This small package generates Slurm HPC manager job array scripts for hyperparameter optimization.
First, in one script set up the hyperparameter optimization and generate the Slurm job array file. One has to set some basic properties of the Slurm file with the SlurmParams
, the call of the Julia script with julia_call
, the path where the slurm file should be created and can add extra lines of code like load modules etc with extra_calls
.
using SlurmHyperopt, JLD2
extra_calls = "echo \"------------------------------------------------------------\"
echo \"SLURM JOB ID: \$SLURM_JOBID\"
echo \"\$SLURM_NTASKS tasks\"
echo \"------------------------------------------------------------\"
module load julia/1.7.0"
julia_call = "julia test.jl \$SLURM_JOB_NAME \$SLURM_ARRAY_TASK_ID"
slurm_file = "test_script.sh"
params = SlurmParams(qos="short",
job_name="test",
account="test-account",
nodes=1,
ntasks_per_node=1,
extra_calls=extra_calls,
julia_call=julia_call,
file_path=slurm_file)
N_jobs = 10
sampler = RandomSampler(N_1=5:15, N_2=5:15, N_3=5:15, N_4=5:15, activation=["relu","selu","swish","tanh"])
sho = SlurmHyperoptimizer(N_jobs, sampler, params)
@save "hyperopt.jld2" sho
Here, also the Hyperparameter sampling method, a RandomSampler
, is initialized and the ranges from which hyperparameters are chosen are specified. In the Julia script that should be optimized, load the
SlurmHyperoptimizer
object, do your regular computation, and then save the result in the end. Alternatively a ProductSampler
can be chosen that will iterate over all parameter configurations specified.
using JLD2, Hyperopt, SlurmHyperopt
@load "hyperopt.jld2" sho
i_job = parse(Int,ARGS[2]) # in the Julia call, $SLURM_TASK_ID is second, that's why we use ARGS[2] here
pars = sho[i_job]
pars # is a named tuple of all hyperparameters set in the script above with the Hyperoptimizer struct
res = some_computation(pars)
SlurmHyperopt.save_result(sho, HyperoptResults(pars=pars, res=l), i_job)

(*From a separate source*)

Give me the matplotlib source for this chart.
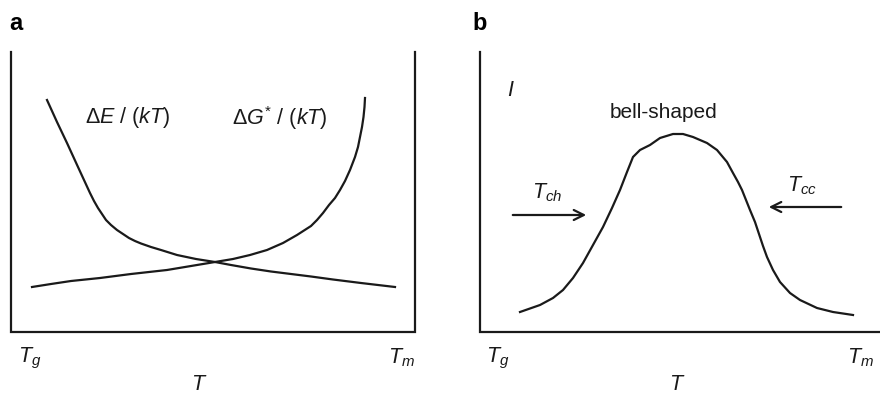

Then submit the Slurm script that was created for you and last, but not least, when all jobs are finished, you first have to merge all the results of all jobs and then you can evaluate the optimiziaton:
using JLD2, SlurmHyperopt, DataFrames
@load "hyperopt.jld2" sho
merge_results!(sho) # this command deletes the temporary files, so better save sho again
@save "hyperopt.jld2" sho
pars = get_params(sho) # get all the parameters
res = get_results(sho) # get only the results
df = DataFrame(sho) # return the pars and results as a DataFrame
# your evaluation here